Basic-math-formulas.md

## Exponent rules

$$
\begin{array}{ll}
a^m a^n = a^{m + n} \\
\\
(a^m)^n = a^{mn} \\
\\
(ab)^n = a^n b^n
\end{array}
$$

## Logarithm rules

$$
\begin{array}{ll}
\log_b (xy) = \log_b x + \log_b y \\
\\
\log_b (x^k) = k \log_b x \\
\\
\log_b x = \dfrac{\log_c x}{\log_c b}
\end{array}
$$

## Proofs

### Exponent rules

Let $a$ and $b$ be real numbers, and let $m$ and $n$ be positive integers.

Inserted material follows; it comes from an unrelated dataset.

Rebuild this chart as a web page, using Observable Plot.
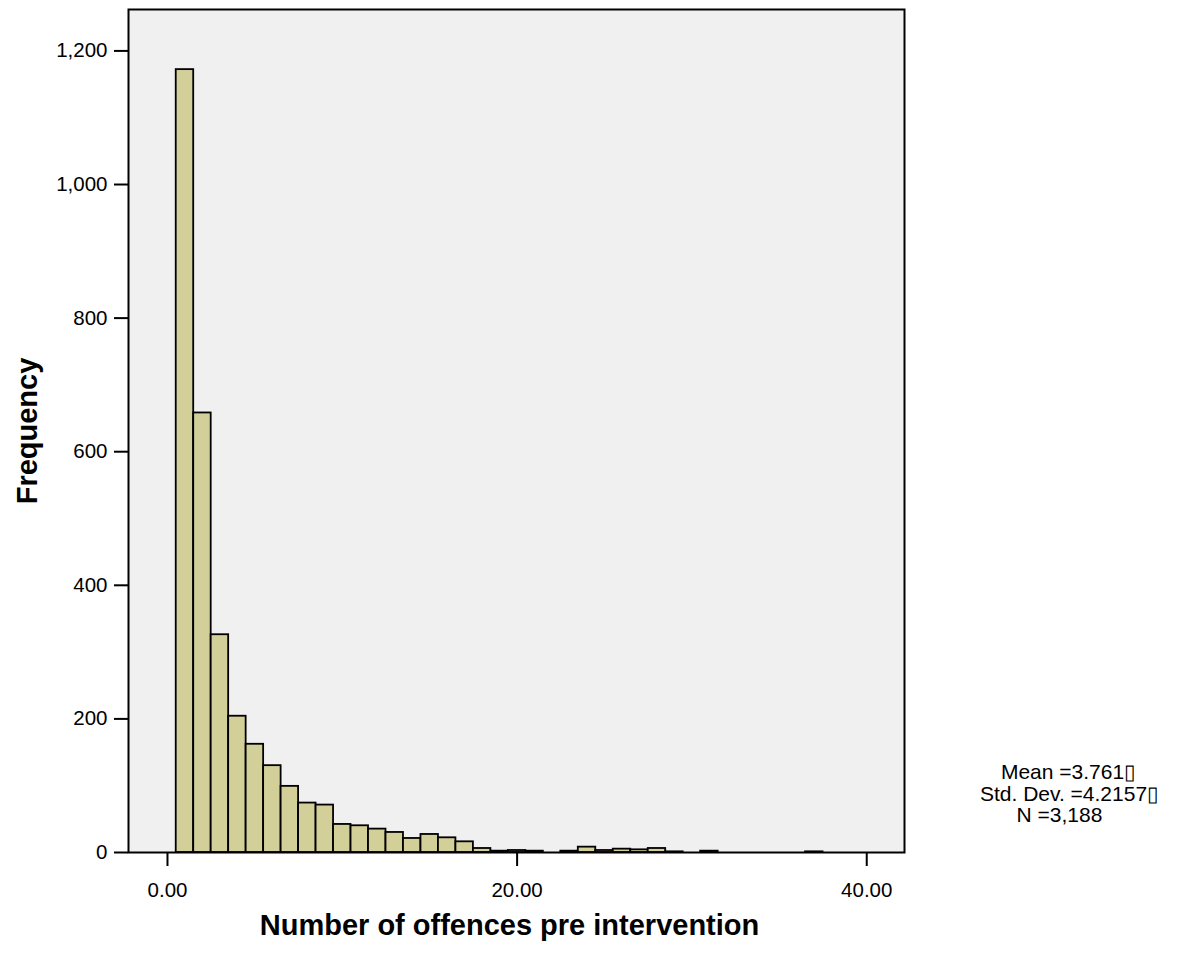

**Definition (_Exponentiation_)**:

$$
\begin{array}{lll}
a^1 = a,          &                      & \text{(Def. 1)} \\
a^{n + 1} = a^n a & \text{for } n \ge 1. & \text{(Def. 2)}
\end{array}
$$

By induction on $n$:

(1) $a^m a^n = a^{m + n}$

Base case ($n = 1$):

$$
\begin{align*}
a^m a^1 & = a^m a      & & \text{(by Def. 1)} \\
        & = a^{m + 1}. & & \text{(by Def. 2)}
\end{align*}
$$

Inductive step: Assume $a^m a^n = a^{m + n}$. Then:

$$
\begin{align*}
a^m a^{n + 1} & = a^m (a^n a)      & & \text{(by Def. 2)} \\
              & = (a^m a^n) a      & & \text{(by associativity)} \\
              & = a^{m + n} a      & & \text{(by the induction hypothesis)} \\
              & = a^{(m + n) + 1}  & & \text{(by Def. 2)} \\
              & = a^{m + (n + 1)}. & & \text{(by associativity)}
\end{align*}
$$

(2) $(a^m)^n = a^{mn}$

Base case ($n = 1$):

$$
\begin{align*}
(a^m)^1 & = a^m            & & \text{(by Def. 1)} \\
        & = a^{m \cdot 1}. & & \text{(by identity)}
\end{align*}
$$

Inductive step: Assume $(a^m)^n = a^{mn}$. Then:

$$
\begin{align*}
(a^m)^{n + 1} & = (a^m)^n a^m   & & \text{(by Def. 2)} \\
              & = a^{mn} a^m    & & \text{(by the induction hypothesis)} \\
              & = a^{mn + m}    & & \text{(by Rule 1)} \\
              & = a^{m(n + 1)}. & & \text{(by distributivity)}
\end{align*}
$$

(3) $(ab)^n = a^n b^n$

Base case ($n = 1$):

$$
\begin{align*}
(ab)^1 & = ab       & & \text{(by Def. 1)} \\
       & = a^1 b^1. & & \text{(by Def. 1)}
\end{align*}
$$

Inductive step: Assume $(ab)^n = a^n b^n$. Then:

$$
\begin{align*}
(ab)^{n + 1} & = (ab)^n (ab)          & & \text{(by Def. 2)} \\
             & = a^n b^n (ab)         & & \text{(by the induction hypothesis)} \\
             & = (a^n a) (b^n b)      & & \text{(by associativity and commutativity)} \\
             & = a^{n + 1} b^{n + 1}. & & \text{(by Def. 2)}
\end{align*}
$$

### Logarithm rules

Let $x, y > 0$ and $k$ be real numbers, and let $b, c > 0$ be real numbers with $b, c \ne 1$. Since a logarithm is the inverse of exponentiation, we have:

$$b^{\log_b x} = \log_b (b^x) = x,$$

just like $f(f^{-1}(x)) = f^{-1}(f(x)) = x$. Using this:

(1)

$$
\begin{align*}
\log_b (xy) & = \log_b (b^{\log_b x} b^{\log_b y}) \\
            & = \log_b (b^{\log_b x + \log_b y}) \\
            & = \log_b x + \log_b y.
\end{align*}
$$

(2)

$$
\begin{align*}
\log_b (x^k) & = \log_b ((b^{\log_b x})^k) \\
             & = \log_b (b^{k \log_b x}) \\
             & = k \log_b x.
\end{align*}
$$

(3)

$$
\begin{align*}
\log_b x & = \log_b x \cdot \frac{\log_c b}{\log_c b} \\
         & = \frac{\log_c (b^{\log_b x})}{\log_c b} \\
         & = \frac{\log_c x}{\log_c b}.
\end{align*}
$$